Ahmed El Attar
The Last Supper
Written and directed by, Ahmed El Attar
With Mahmoud El Haddad, Mohamed Hatem, Marwa Tharwat, Boutros Boutros-Ghali, Abdel Rahman Nasser, Ramsi Lehner, Nanda Mohammad, Mona Soliman, Ahmed Farag, Mona Farag, Sayed Ragab
Music, Hassan Khan
Stage and costume design, Hussein Baydoun
Lighting design, Charlie Åström
Sound design, Hussein Sami
French translation, Menha El Batraoui and Charlotte Clary
Tour manager, Henri Jules Julien
An Orient Productions and The Temple Independent Theatre Company production // In coproduction with Tamasi Collective // In partnership with T2G − Théâtre de Gennevilliers ; L’apostrophe Scène nationale de Cergy Pontoise et du Val d’Oise ; Festival d’Automne à Paris // With support from Studio Emad Eddin Foundation and Swedish International Development Cooperation Agency (SIDA) // With support from ONDA // First performed on November 2014 in Cairo
An upper middle-class Cairo family gathers around the table for a family dinner.
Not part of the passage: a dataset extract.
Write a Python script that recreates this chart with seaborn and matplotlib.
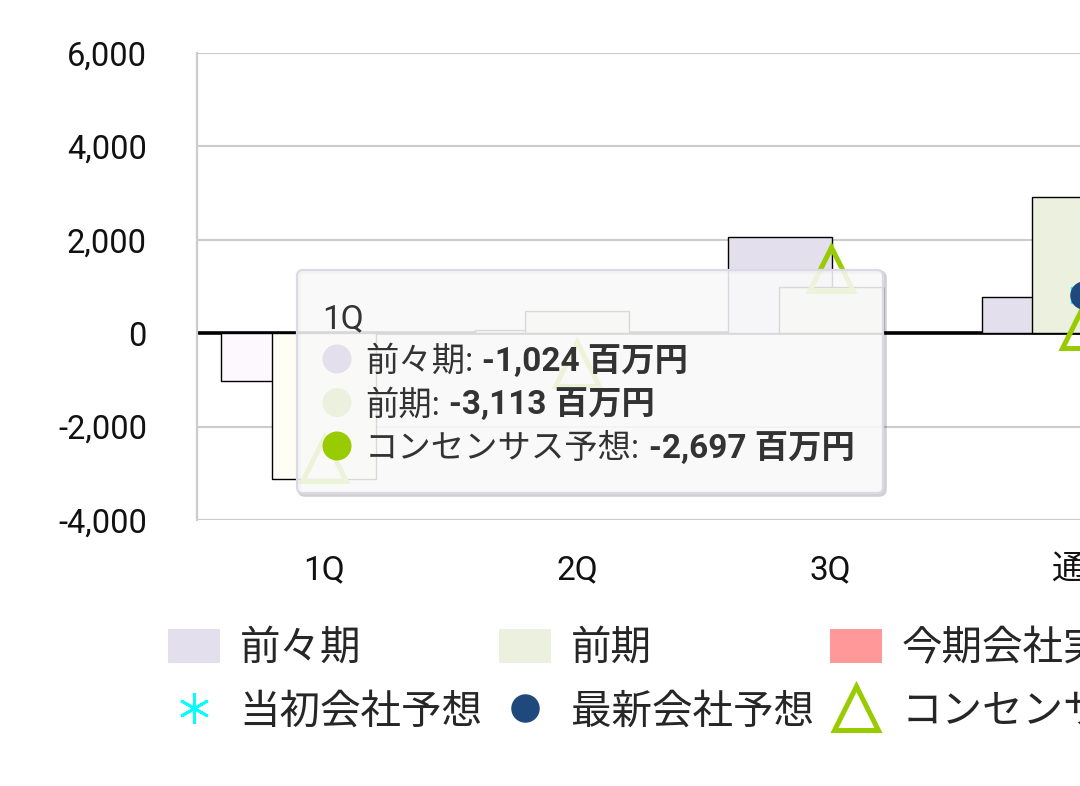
import numpy as np
import matplotlib
matplotlib.use("Agg")
import matplotlib.pyplot as plt
import matplotlib.transforms as mtransforms
import seaborn as sns
from matplotlib.patches import FancyBboxPatch, Circle, Patch
from matplotlib.lines import Line2D
from matplotlib.font_manager import FontProperties
from matplotlib.ticker import FuncFormatter

# ---- data ----
categories = ["1Q", "2Q", "3Q", "通期"]
zenzenki = [-1024, 60, 2060, 780]                 # 前々期
zenki = [-3113, 480, 1000, 2920]                  # 前期
initial_forecast = [np.nan, np.nan, np.nan, 820]  # 当初会社予想
latest_forecast = [np.nan, np.nan, np.nan, 820]   # 最新会社予想
consensus = [-2697, -660, 1370, 150]              # コンセンサス予想
y_ticks = [-4000, -2000, 0, 2000, 4000, 6000]

hover = 0  # 1Q is hovered -> tooltip
tooltip_rows = [("前々期", zenzenki[hover]), ("前期", zenki[hover]),
                ("コンセンサス予想", consensus[hover])]

C_ZZ = "#e4dfec"
C_Z = "#ebf1de"
C_NOW = "#ff9999"
C_INIT = "#00ffff"
C_LATEST = "#1f497d"
C_CONS = "#99cc00"

sns.set_theme(style="white")
plt.rcParams["font.family"] = ["Roboto", "Noto Sans CJK JP", "DejaVu Sans"]

W, H = 1080, 786
fig = plt.figure(figsize=(W / 100, H / 100), dpi=100)
# axes runs past the right edge of the picture, like the reference crop
ax = fig.add_axes([197 / W, 1 - 520 / H, (1211 - 197) / W, (520 - 53) / H])

x = np.arange(len(categories))
off, bw = 0.2, 0.41
sns.barplot(x=x - off, y=zenzenki, native_scale=True, width=bw, color=C_ZZ,
            saturation=1, edgecolor="black", linewidth=1, errorbar=None,
            ax=ax, zorder=3)
sns.barplot(x=x, y=zenki, native_scale=True, width=bw, color=C_Z,
            saturation=1, edgecolor="black", linewidth=1, errorbar=None,
            ax=ax, zorder=3)
# hovered category is drawn brighter
ax.containers[0][hover].set_facecolor("#fdf8fd")
ax.containers[1][hover].set_facecolor("#fefef5")

ax.axhline(0, color="black", lw=2.6, zorder=2)

ax.plot(x, consensus, ls="none", marker="^", ms=31, mfc="none",
        mec=C_CONS, mew=3.6, zorder=5)
ax.plot(x, initial_forecast, ls="none", marker=(6, 2, 0), ms=22,
        mec=C_INIT, mew=2, zorder=6)
ax.plot(x, latest_forecast, ls="none", marker="o", ms=19.5,
        mfc=C_LATEST, mec=C_LATEST, zorder=7)

ax.set_xlim(-0.5, 3.5)
ax.set_ylim(-4000, 6000)
ax.set_yticks(y_ticks)
ax.yaxis.set_major_formatter(FuncFormatter(lambda v, p: f"{v:,.0f}"))
ax.set_xticks(x, categories)
ax.set_xlabel("")
ax.set_ylabel("")
ax.yaxis.grid(True, color="#cccccc", lw=1.5)
ax.xaxis.grid(False)
ax.set_axisbelow(True)
for s in ["top", "right", "bottom"]:
    ax.spines[s].set_visible(False)
ax.spines["left"].set_color("#cccccc")
ax.spines["left"].set_linewidth(1.6)
ax.tick_params(axis="y", length=0, labelsize=23.5, pad=36, labelcolor="#111111")
ax.tick_params(axis="x", length=0, labelsize=24, pad=25, labelcolor="#111111")

# ---- tooltip (pixel coordinates, origin bottom-left) ----
px = mtransforms.Affine2D().scale(1 / fig.dpi) + fig.dpi_scale_trans

shadow = FancyBboxPatch((299, H - 495), 586, 223,
                        boxstyle="round,pad=0,rounding_size=6",
                        fc="none", ec=(0, 0, 0, 0.18), lw=2.6,
                        transform=px, zorder=9)
box = FancyBboxPatch((297, H - 493), 586, 223,
                     boxstyle="round,pad=0,rounding_size=6",
                     fc=(0.975, 0.975, 0.975, 0.87), ec="#dcd9e6", lw=1.6,
                     transform=px, zorder=10)
fig.add_artist(shadow)
fig.add_artist(box)

fig.text(322, H - 328, categories[hover], transform=px, fontsize=24,
         color="#333333", va="baseline", ha="left", zorder=11)

renderer = fig.canvas.get_renderer()
dot_colors = [C_ZZ, C_Z, C_CONS]
for i, (name, val) in enumerate(tooltip_rows):
    cy = 359 + i * 43.5
    fig.add_artist(Circle((337, H - cy), 14.5, transform=px, fc=dot_colors[i],
                          ec="none", zorder=11))
    base = H - (cy + 12)
    t1 = fig.text(365, base, f"{name}:", transform=px, fontsize=24,
                  color="#333333", va="baseline", ha="left", zorder=11)
    bb = t1.get_window_extent(renderer)
    fig.text(bb.x1 + 9, base, f"{val:,} 百万円", transform=px, fontsize=24,
             color="#333333", fontweight="bold", va="baseline", ha="left",
             zorder=11)

# ---- legend ----
handles = [
    Patch(fc=C_ZZ, ec="none"),
    Line2D([], [], ls="none", marker=(6, 2, 0), ms=22, mec=C_INIT, mew=2),
    Patch(fc=C_Z, ec="none"),
    Line2D([], [], ls="none", marker="o", ms=19.5, mfc=C_LATEST, mec=C_LATEST),
    Patch(fc=C_NOW, ec="none"),
    Line2D([], [], ls="none", marker="^", ms=31, mfc="none", mec=C_CONS, mew=3.6),
]
labels = ["前々期", "当初会社予想", "前期", "最新会社予想", "今期会社実績", "コンセンサス予想"]
fig.legend(handles, labels, ncol=3, loc="upper left",
           bbox_to_anchor=(168 / W, 1 - 628 / H), frameon=False,
           borderpad=0, borderaxespad=0, handlelength=1.28, handleheight=0.94,
           handletextpad=0.49, columnspacing=0.40, labelspacing=0.55,
           numpoints=1, prop=FontProperties(family="Noto Sans CJK JP", size=29.2))

fig.savefig("out.png", dpi=100)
There is the father, smoking his cigar, the conspicuously absent mother, their son and his wife, their children, their daughter and her husband, the general, a close family friend, and three servants. As in a Chekhov play, they indulge in small talk, rapidly get on each other’s nerves, argue and then calm down, before growing bored and killing time. Through their conversations, the author and director, Ahmed El Attar, sets out to describe the profoundly vacuous existence of his country’s economic elite. This ruling class, previously highly cultured but now inward-looking and incapable of thinking beyond its own needs, is depicted as being futile, authoritarian, greedy and contemptuous, domineering and resistant to change of any kind. The Last Supper draws up a picture of a society unable to put an end to the archetypal figure of the father, represented by the Egyptian presidents - from Moubarak to al-Sissi. In contrast to his performance of The Importance of Being an Arab, in which Ahmed El Attar spoke of the revolution and current events in Egypt by drawing upon his personal documents - in this instance, his private telephone conversations which he recorded -, The Last Supper marks a return to theatre writing, nourished by the organic cohesion of his thirteen actors. Via this intimate portrayal of family life, Ahmed El Attar delves deep into the very fundaments of Egyptian society. What we find is a class-led society, characterized by its hegemony of despotic father-figures and the silent domination of a nation plunged into misery.